**What needs to be done:**
Exactly retype the lines from the top of the data through the line containing "plt.rcParams['font.family'] = ['Lato', 'DejaVu", leaving out every picture.

——

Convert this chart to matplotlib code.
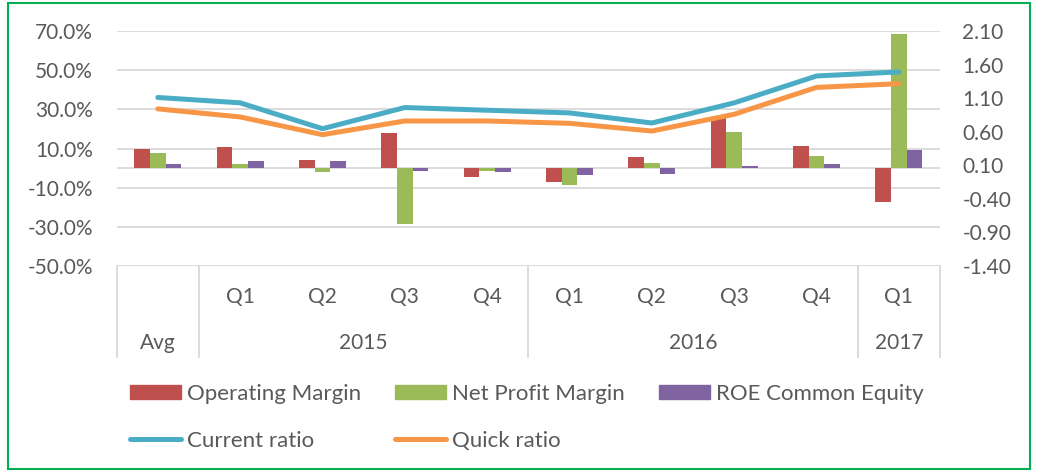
import numpy as np
import matplotlib
matplotlib.use('Agg')
import matplotlib.pyplot as plt
from matplotlib.patches import Rectangle
from matplotlib.lines import Line2D

plt.rcParams['font.family'] = ['Lato', 'DejaVu Sans']

# data
quarters = ['', 'Q1', 'Q2', 'Q3', 'Q4', 'Q1', 'Q2', 'Q3', 'Q4', 'Q1']
groups = [('Avg', 0, 0), ('2015', 1, 4), ('2016', 5, 8), ('2017', 9, 9)]
operating_margin = [9.8, 10.8, 4.3, 18.1, -4.5, -6.9, 5.8, 26.0, 11.3, -17.3]
net_profit_margin = [7.7, 2.2, -1.8, -28.4, -1.5, -8.4, 2.7, 18.3, 6.3, 68.4]
roe_common_equity = [2.1, 3.7, 3.7, -1.5, -2.0, -3.4, -3.0, 1.2, 2.2, 9.4]
current_ratio = [1.11, 1.03, 0.645, 0.96, 0.92, 0.88, 0.73, 1.03, 1.43, 1.49]
quick_ratio = [0.94, 0.82, 0.556, 0.76, 0.76, 0.725, 0.61, 0.86, 1.26, 1.315]

red = '#C0504D'
green = '#9BBB59'
purple = '#8064A2'
blue = '#4BACC6'
orange = '#F79646'
grid = '#D9D9D9'
txt = '#595959'
fs = 15

fig = plt.figure(figsize=(10.37, 4.71), dpi=100)
ax = fig.add_axes([0.1125, 0.4352, 0.794, 0.499])
x = np.arange(len(quarters))
w = 0.19

# bars on the left (percentage) axis
ax.bar(x - w, operating_margin, w, color=red, zorder=3)
ax.bar(x, net_profit_margin, w, color=green, zorder=3)
ax.bar(x + w, roe_common_equity, w, color=purple, zorder=3)
ax.axhline(0, color=grid, lw=1.3, zorder=2)

ax.set_xlim(-0.5, len(quarters) - 0.5)
ax.set_ylim(-50, 70)
ax.set_yticks(np.arange(-50, 71, 20))
ax.set_yticklabels(['{:.1f}%'.format(v) for v in np.arange(-50, 71, 20)])
ax.yaxis.grid(True, color=grid, lw=1.3, zorder=0)
ax.set_xticks([])
ax.tick_params(axis='y', length=0, pad=17, labelsize=fs, labelcolor=txt)
for s in ax.spines.values():
    s.set_visible(False)

# lines on the right (ratio) axis
ax2 = ax.twinx()
ax2.plot(x, current_ratio, color=blue, lw=3.6, solid_capstyle='round', solid_joinstyle='round', zorder=4)
ax2.plot(x, quick_ratio, color=orange, lw=3.6, solid_capstyle='round', solid_joinstyle='round', zorder=4)
ax2.set_ylim(-1.40, 2.10)
rt = np.arange(-1.40, 2.11, 0.5)
ax2.set_yticks(rt)
ax2.set_yticklabels(['{:.2f}'.format(v) for v in rt])
ax2.tick_params(axis='y', length=0, pad=16, labelsize=fs, labelcolor=txt)
for s in ax2.spines.values():
    s.set_visible(False)

# two-level category axis
trans = ax.get_xaxis_transform()
for i, q in enumerate(quarters):
    ax.text(i, -0.132, q, transform=trans, ha='center', va='center', fontsize=fs, color=txt)
for name, a, b in groups:
    ax.text((a + b) / 2, -0.328, name, transform=trans, ha='center', va='center', fontsize=fs, color=txt)
for sep in [-0.5, 0.5, 4.5, 8.5, 9.5]:
    ax.plot([sep, sep], [0, -0.387], transform=trans, color=grid, lw=1.3, clip_on=False)

# legend
handles = [
    Rectangle((0, 0), 1, 1, color=red),
    Line2D([], [], color=blue, lw=3.6, solid_capstyle='round'),
    Rectangle((0, 0), 1, 1, color=green),
    Line2D([], [], color=orange, lw=3.6, solid_capstyle='round'),
    Rectangle((0, 0), 1, 1, color=purple),
]
labels = ['Operating Margin', 'Current ratio', 'Net Profit Margin', 'Quick ratio', 'ROE Common Equity']
leg = fig.legend(handles, labels, ncol=3, loc='upper left', bbox_to_anchor=(130 / 1037, 1 - 384 / 471),
                 frameon=False, fontsize=16, borderpad=0, borderaxespad=0, handlelength=2.3,
                 handleheight=0.6, handletextpad=0.25, columnspacing=1.55, labelspacing=1.2,
                 labelcolor=txt)

# green frame round the chart
fig.patches.append(Rectangle((8 / 1037, 2 / 471), 1022 / 1037, 466 / 471, transform=fig.transFigure,
                             fill=False, edgecolor='#00B050', lw=1.5))

fig.savefig('out.png', dpi=100)
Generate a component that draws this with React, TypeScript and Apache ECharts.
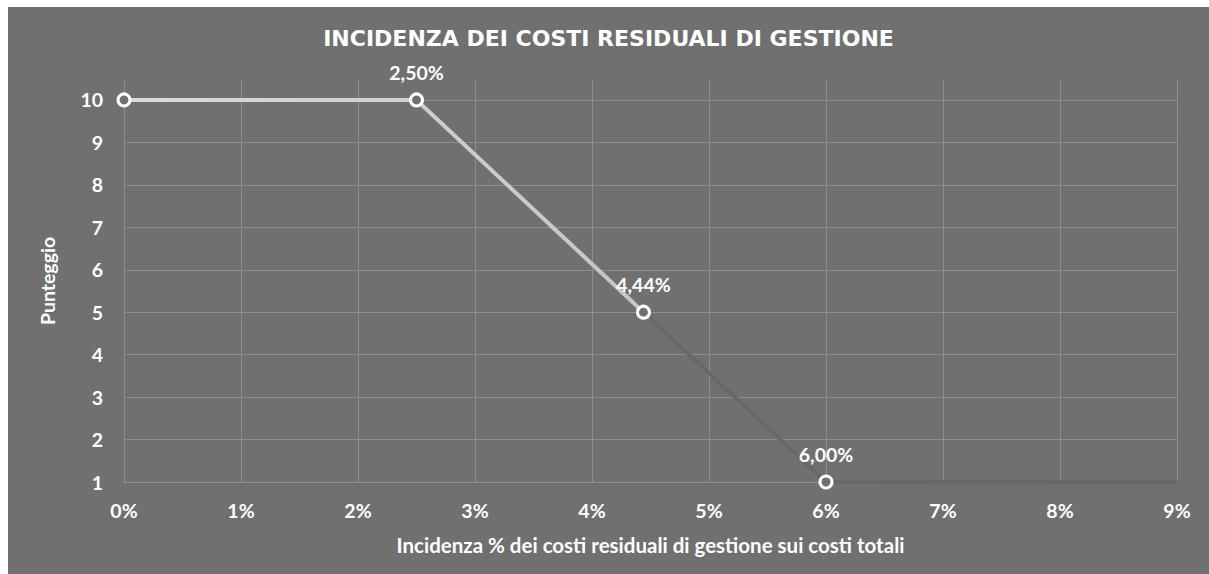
import React, { useEffect, useRef } from "react";
import * as echarts from "echarts";

const xValues = [0, 2.5, 4.44, 6, 9];
const yValues = [10, 10, 5, 1, 1];
const labelShown = [false, true, true, true, false];
const markerShown = [true, true, true, true, false];
const xTicks = [0, 1, 2, 3, 4, 5, 6, 7, 8, 9];
const yTicks = [1, 2, 3, 4, 5, 6, 7, 8, 9, 10];

const FONT = "Lato, 'Open Sans', sans-serif";
const TITLE_FONT = "'DejaVu Sans', sans-serif";

export default function App() {
  const ref = useRef<HTMLDivElement>(null);
  useEffect(() => {
    if (!ref.current) return;
    const chart = echarts.init(ref.current, null, { renderer: "svg" });
    const data = xValues.map((x, i) => ({
      value: [x, yValues[i]],
      symbolSize: markerShown[i] ? 12 : 0,
      label: { show: labelShown[i] },
    }));
    chart.setOption({
      animation: false,
      backgroundColor: "#707070",
      textStyle: { fontFamily: FONT },
      title: {
        text: "INCIDENZA DEI COSTI RESIDUALI DI GESTIONE",
        left: "center",
        top: 15,
        textStyle: { color: "#ffffff", fontSize: 22, fontWeight: "bold", fontFamily: TITLE_FONT },
      },
      grid: { left: 116, right: 32, top: 73, bottom: 92 },
      xAxis: {
        type: "value",
        min: xTicks[0],
        max: xTicks[xTicks.length - 1],
        interval: 1,
        name: "Incidenza % dei costi residuali di gestione sui costi totali",
        nameLocation: "middle",
        nameGap: 52,
        nameTextStyle: { color: "#ffffff", fontSize: 20.5, fontWeight: "bold", fontFamily: FONT },
        axisLine: { show: false },
        axisTick: { show: false },
        axisLabel: {
          color: "#ffffff",
          fontSize: 19.5,
          fontWeight: "bold",
          margin: 18,
          formatter: "{value}%",
        },
        splitLine: { show: true, lineStyle: { color: "#8e8e8e", width: 1 } },
      },
      yAxis: {
        type: "value",
        min: yTicks[0],
        max: 10.47,
        interval: 1,
        name: "Punteggio",
        nameLocation: "middle",
        nameGap: 67,
        nameTextStyle: { color: "#ffffff", fontSize: 19.5, fontWeight: "bold", fontFamily: FONT },
        axisLine: { show: false },
        axisTick: { show: false },
        axisLabel: {
          color: "#ffffff",
          fontSize: 19.5,
          fontWeight: "bold",
          margin: 21,
          showMaxLabel: false,
          formatter: (v: number) => (Number.isInteger(v) ? String(v) : ""),
        },
        splitLine: { show: true, showMaxLine: false, lineStyle: { color: "#8e8e8e", width: 1 } },
      },
      series: [
        {
          type: "line",
          data,
          symbol: "circle",
          showAllSymbol: true,
          itemStyle: { color: "#707070", borderColor: "#ffffff", borderWidth: 3 },
          lineStyle: {
            width: 4,
            color: new echarts.graphic.LinearGradient(1, 0, 0, 0, [
              { offset: 0, color: "#666666" },
              { offset: 0.5, color: "#686868" },
              { offset: 0.506, color: "#c6c6c6" },
              { offset: 1, color: "#dadada" },
            ]),
          },
          label: {
            position: "top",
            distance: 10,
            color: "#ffffff",
            fontSize: 19.5,
            fontWeight: "bold",
            fontFamily: FONT,
            formatter: (p: any) => p.value[0].toFixed(2).replace(".", ",") + "%",
          },
          z: 3,
        },
      ],
    });
    return () => chart.dispose();
  }, []);
  return (
    <div
      ref={ref}
      style={{ position: "absolute", left: 8, top: 7, width: 1201, height: 567 }}
    />
  );
}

——

**Answer to this problem:**
Convert this chart to matplotlib code.
import numpy as np
import matplotlib
matplotlib.use('Agg')
import matplotlib.pyplot as plt
from matplotlib.patches import Rectangle
from matplotlib.lines import Line2D

plt.rcParams['font.family'] = ['Lato', 'DejaVu Sans']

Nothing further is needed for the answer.